:: Data provided ::
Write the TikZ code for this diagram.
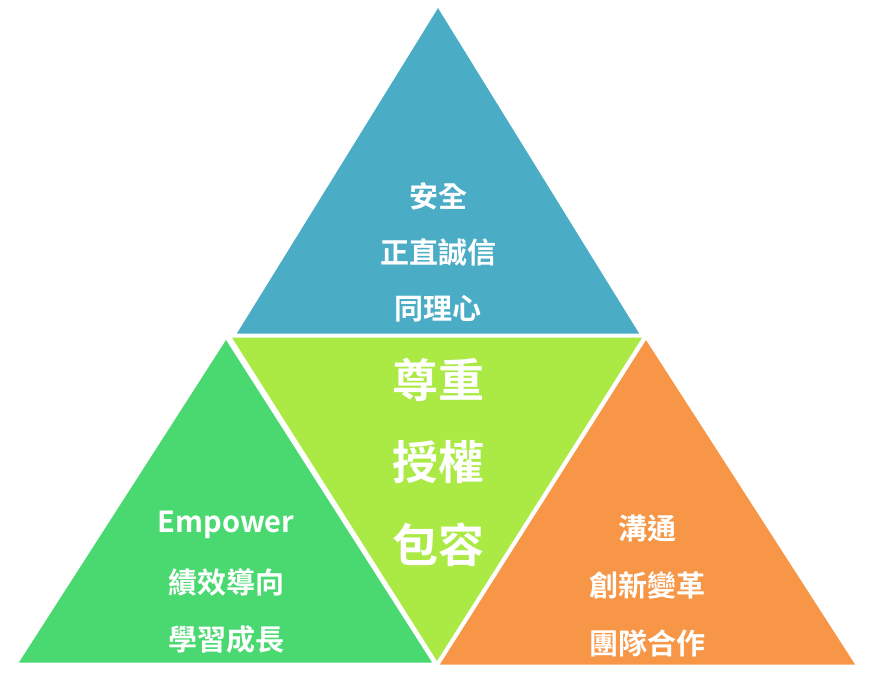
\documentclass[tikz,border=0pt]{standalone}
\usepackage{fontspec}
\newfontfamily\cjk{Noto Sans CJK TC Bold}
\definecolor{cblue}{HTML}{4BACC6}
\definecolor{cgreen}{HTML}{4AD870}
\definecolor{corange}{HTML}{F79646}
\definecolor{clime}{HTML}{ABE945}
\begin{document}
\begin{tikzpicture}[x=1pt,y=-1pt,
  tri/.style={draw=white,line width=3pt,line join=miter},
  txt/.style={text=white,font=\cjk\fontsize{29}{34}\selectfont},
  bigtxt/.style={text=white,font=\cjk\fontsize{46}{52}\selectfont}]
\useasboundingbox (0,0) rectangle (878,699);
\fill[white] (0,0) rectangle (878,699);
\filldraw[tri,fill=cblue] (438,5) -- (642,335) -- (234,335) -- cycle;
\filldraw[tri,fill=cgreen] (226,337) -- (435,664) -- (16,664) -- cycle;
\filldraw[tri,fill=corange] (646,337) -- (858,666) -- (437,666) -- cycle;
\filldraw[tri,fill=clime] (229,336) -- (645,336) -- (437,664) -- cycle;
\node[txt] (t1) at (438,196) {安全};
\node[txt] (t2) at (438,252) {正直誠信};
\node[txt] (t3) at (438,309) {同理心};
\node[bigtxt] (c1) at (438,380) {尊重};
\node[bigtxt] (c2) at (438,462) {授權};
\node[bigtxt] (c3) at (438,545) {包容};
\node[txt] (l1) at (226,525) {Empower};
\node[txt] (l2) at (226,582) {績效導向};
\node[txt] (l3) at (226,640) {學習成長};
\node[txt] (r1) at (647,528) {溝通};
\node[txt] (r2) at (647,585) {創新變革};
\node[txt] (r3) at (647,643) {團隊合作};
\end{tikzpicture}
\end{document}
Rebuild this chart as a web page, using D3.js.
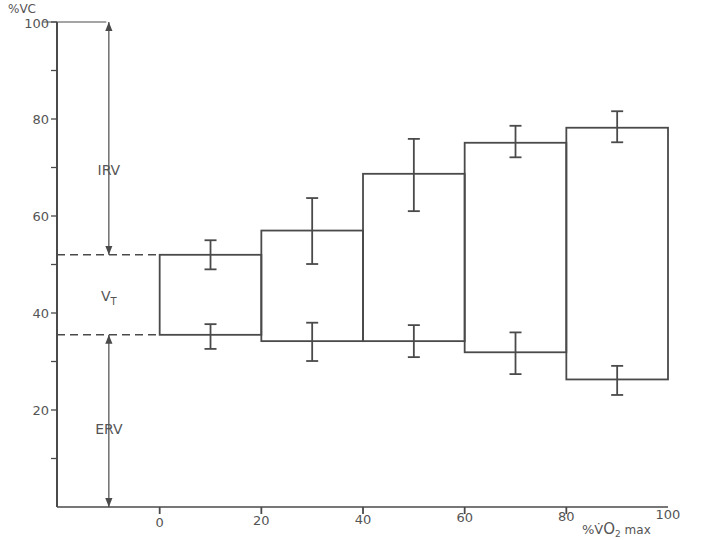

:: Task goal ::
Do not copy the pictures, but repeat every line exactly.

:: Output below ::
Write the TikZ code for this diagram.
\documentclass[tikz,border=0pt]{standalone}
\usepackage{fontspec}
\newfontfamily\cjk{Noto Sans CJK TC Bold}
\definecolor{cblue}{HTML}{4BACC6}
\definecolor{cgreen}{HTML}{4AD870}
\definecolor{corange}{HTML}{F79646}
\definecolor{clime}{HTML}{ABE945}
\begin{document}
\begin{tikzpicture}[x=1pt,y=-1pt,
  tri/.style={draw=white,line width=3pt,line join=miter},
  txt/.style={text=white,font=\cjk\fontsize{29}{34}\selectfont},
  bigtxt/.style={text=white,font=\cjk\fontsize{46}{52}\selectfont}]
\useasboundingbox (0,0) rectangle (878,699);
\fill[white] (0,0) rectangle (878,699);
\filldraw[tri,fill=cblue] (438,5) -- (642,335) -- (234,335) -- cycle;
\filldraw[tri,fill=cgreen] (226,337) -- (435,664) -- (16,664) -- cycle;
\filldraw[tri,fill=corange] (646,337) -- (858,666) -- (437,666) -- cycle;
\filldraw[tri,fill=clime] (229,336) -- (645,336) -- (437,664) -- cycle;
\node[txt] (t1) at (438,196) {安全};
\node[txt] (t2) at (438,252) {正直誠信};
\node[txt] (t3) at (438,309) {同理心};
\node[bigtxt] (c1) at (438,380) {尊重};
\node[bigtxt] (c2) at (438,462) {授權};
\node[bigtxt] (c3) at (438,545) {包容};
\node[txt] (l1) at (226,525) {Empower};
\node[txt] (l2) at (226,582) {績效導向};
\node[txt] (l3) at (226,640) {學習成長};
\node[txt] (r1) at (647,528) {溝通};
\node[txt] (r2) at (647,585) {創新變革};
\node[txt] (r3) at (647,643) {團隊合作};
\end{tikzpicture}
\end{document}
Rebuild this chart as a web page, using D3.js.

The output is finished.